Jun 19, 2018 Philip Burgess
Fraudsters specialize in duplicity, and when identity theft is the aim, they seek out every available resource to accomplish their malicious agendas. Last year, they hit pay dirt on a frighteningly high number of occasions, a cautionary tale signaling to business owners and consumers about the importance of due diligence.
Approximately 16.7 million Americans in 2017 were victimized by identity fraud, according to analysis conducted by Javelin Strategy & Research. Up from 15.4 million in 2016, identity fraud has risen on a year-over-year basis five times in the last six years, based on Javelin's research.
Financial losses topped $16.5 billion
The amount of money people have lost to identity fraud also rose in 2017. Indeed, it cost the people victimized nearly $17 billion, up from $16.2 billion the prior year and $15.5 billion in 2015.
Al Pascual, Javelin Strategy & Research senior vice president and research director of the firm's fraud and security division, noted these criminals are constantly refining their strategies to outmaneuver what security systems may already be in place.
"2017 was a runaway year for fraudsters, and with the amount of valid information they have on consumers, their attacks are just getting more complex," Pascual explained. "Fraudsters are growing more sophisticated in response to industry's efforts to implement better security."
"Social Security numbers were targeted more than any other ID source."
From debit card information to credit card specifics, contactless payments to online portals, identity thieves have a variety of opportunities to steal consumers' highly sensitive information.
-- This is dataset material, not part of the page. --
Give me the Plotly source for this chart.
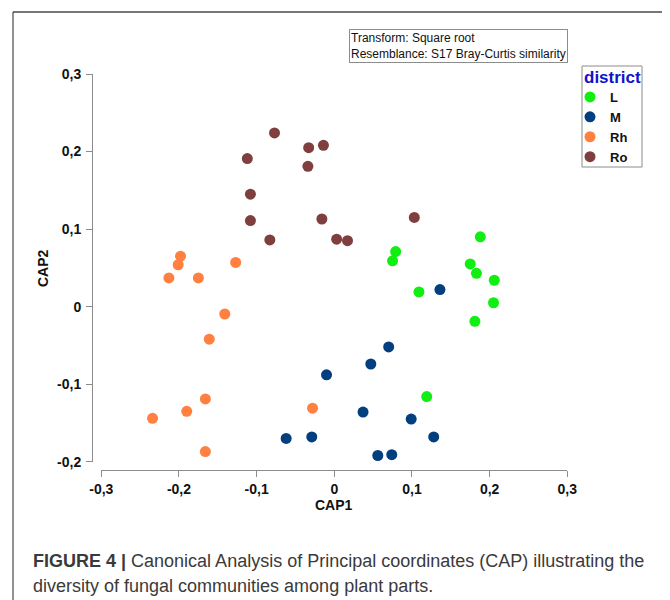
import plotly.graph_objects as go

# ---- data ----
L_x = [0.188, 0.079, 0.075, 0.175, 0.183, 0.206, 0.109, 0.205, 0.181, 0.119]
L_y = [0.090, 0.071, 0.059, 0.055, 0.043, 0.034, 0.019, 0.005, -0.019, -0.116]

M_x = [0.136, 0.070, 0.047, -0.010, 0.037, 0.099, -0.062, -0.029, 0.128, -0.008, 0.056, 0.074]
M_y = [0.022, -0.052, -0.074, -0.088, -0.136, -0.145, -0.170, -0.168, -0.168, -0.201, -0.192, -0.191]

Rh_x = [-0.198, -0.201, -0.213, -0.175, -0.127, -0.141, -0.161, -0.166, -0.190, -0.234, -0.166, -0.028]
Rh_y = [0.065, 0.054, 0.037, 0.037, 0.057, -0.0095, -0.042, -0.119, -0.135, -0.144, -0.187, -0.131]

Ro_x = [-0.077, -0.112, -0.108, -0.108, -0.083, -0.033, -0.014, -0.034, -0.016, 0.103, 0.003, 0.017]
Ro_y = [0.224, 0.191, 0.145, 0.111, 0.086, 0.205, 0.208, 0.181, 0.113, 0.115, 0.087, 0.085]

groups = ["L", "M", "Rh", "Ro"]
colors = ["#11EE11", "#023F7F", "#FF8040", "#7F3F3F"]
xs = [L_x, M_x, Rh_x, Ro_x]
ys = [L_y, M_y, Rh_y, Ro_y]

x_ticks = [-0.3, -0.2, -0.1, 0, 0.1, 0.2, 0.3]
x_ticktext = ["-0,3", "-0,2", "-0,1", "0", "0,1", "0,2", "0,3"]
y_ticks = [-0.2, -0.1, 0, 0.1, 0.2, 0.3]
y_ticktext = ["-0,2", "-0,1", "0", "0,1", "0,2", "0,3"]

# page body has an 8px margin; map reference pixel positions into the figure
OFF = 8
W, H = 670 - OFF, 600 - OFF
def px(x):
    return (x - OFF) / W
def py(y):
    return 1 - (y - OFF) / H

FONT = "Arial, Liberation Sans, sans-serif"

fig = go.Figure()
for g, c, x, y in zip(groups, colors, xs, ys):
    fig.add_trace(go.Scatter(
        x=x, y=y, mode="markers", name=g,
        marker=dict(color=c, size=11, line=dict(width=0)),
        cliponaxis=False,
    ))

axis_common = dict(
    showgrid=False, zeroline=False, showline=True, linecolor="#8c8c8c", linewidth=1,
    ticks="outside", ticklen=6, tickcolor="#8c8c8c", tickwidth=1,
    tickfont=dict(family=FONT, size=14, color="#111", weight="bold"),
    anchor="free", automargin=False, tickmode="array",
)

fig.update_layout(
    width=W, height=H,
    margin=dict(l=0, r=0, t=0, b=0),
    paper_bgcolor="white", plot_bgcolor="white",
    template="none",
    xaxis=dict(axis_common, range=[-0.3, 0.3], domain=[px(101.3), px(567.3)],
               position=py(470), tickvals=x_ticks, ticktext=x_ticktext),
    yaxis=dict(axis_common, range=[-0.2, 0.3], domain=[py(461.7), py(74)],
               position=px(92), tickvals=y_ticks, ticktext=y_ticktext, ticklabelstandoff=2),
    legend=dict(
        x=px(570), y=py(82), xanchor="left", yanchor="top",
        borderwidth=0, bgcolor="rgba(0,0,0,0)",
        font=dict(family=FONT, size=13, color="#111", weight="bold"),
        itemwidth=30, tracegroupgap=0,
    ),
    showlegend=True,
)

# legend frame and title
fig.add_shape(type="rect", xref="paper", yref="paper", x0=px(582), x1=px(642), y0=py(167), y1=py(66),
              line=dict(color="#8c8c8c", width=1), fillcolor="rgba(0,0,0,0)")
fig.add_annotation(text="district", x=px(612), y=py(77), xref="paper", yref="paper",
                   xanchor="center", yanchor="middle", showarrow=False,
                   font=dict(family=FONT, size=17, color="#1212CC", weight="bold"))

# axis titles
fig.add_annotation(text="CAP1", x=px(334), y=py(505), xref="paper", yref="paper",
                   xanchor="center", yanchor="middle",
                   showarrow=False, font=dict(family=FONT, size=14, color="#111", weight="bold"))
fig.add_annotation(text="CAP2", x=px(43), y=py(268), xref="paper", yref="paper", textangle=-90,
                   xanchor="center", yanchor="middle",
                   showarrow=False, font=dict(family=FONT, size=14, color="#111", weight="bold"))

# transform / resemblance box
fig.add_annotation(
    text="Transform: Square root<br>Resemblance: S17 Bray-Curtis similarity",
    x=px(349), y=py(29), xref="paper", yref="paper", xanchor="left", yanchor="top",
    align="left", showarrow=False, bordercolor="#8c8c8c", borderwidth=1, borderpad=1,
    bgcolor="white", font=dict(family=FONT, size=12, color="#111"),
)

# caption
fig.add_annotation(
    text="<b>FIGURE 4 |</b> Canonical Analysis of Principal coordinates (CAP) illustrating the",
    x=px(31), y=py(561), xref="paper", yref="paper", xanchor="left", yanchor="middle",
    showarrow=False, font=dict(family=FONT, size=18, color="#3a3a3a"),
)
fig.add_annotation(
    text="diversity of fungal communities among plant parts.",
    x=px(31), y=py(586), xref="paper", yref="paper", xanchor="left", yanchor="middle",
    showarrow=False, font=dict(family=FONT, size=18, color="#3a3a3a"),
)

# frame lines
fig.add_shape(type="line", xref="paper", yref="paper", x0=px(13), x1=1, y0=py(12), y1=py(12),
              line=dict(color="#777777", width=2))
fig.add_shape(type="line", xref="paper", yref="paper", x0=px(13), x1=px(13), y0=py(12), y1=0,
              line=dict(color="#222222", width=1))

fig.write_html("out.html")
And for the first time on record, Social Security numbers were targeted more than any other identification source, more so than even credit card data last year, Javelin found.
Another avenue fraudsters successfully pursued was account takeover. Compared to 2016, account takeovers tripled to a four-year high, resulting in financial losses of $5.1 billion, according to the analysis done by Javelin. That's a growth rate of 120 percent over the 12-month period.
90 percent of businesses worldwide adversely affected by data breaches
Businesses are also in fraudsters' crosshairs because many have databases that keep consumer records on file for faster transactions and processing. But companies, of course, have their own personal "eyes-only" data that can lead to financial ruin when it gets in the wrong hands. According to Kaspersky Lab, 90 percent of businesses globally have encountered at least once data security incident. Additionally, almost half - 46 percent - wound up losing sensitive data to these attacks, with third-party failure the most expensive form, ahead of fraud by employees and cyber espionage.
Pascual warned that the days of conducting transactions and engaging in online activity unprotected are over.
"Fortunately, there are a variety of digital tools to stay better informed on the status of their identities and accounts, and to ultimately stay better protected, Pascual advised.
"Two-factor authentification can serve as a smart security strategy."
Some of the more reliable strategies, which can be effective for business owners as well, include enabling two-factor authentication, securing all mobile devices with encryption technology and putting freezes on debit and credit cards if they're ever stolen. Security experts at Javelin also suggest implementing a credit freeze with all three credit bureaus, those being TransUnion, Equifax and Experian. There may be a fee to get this done, but it's usually no more than $20 with each bureau.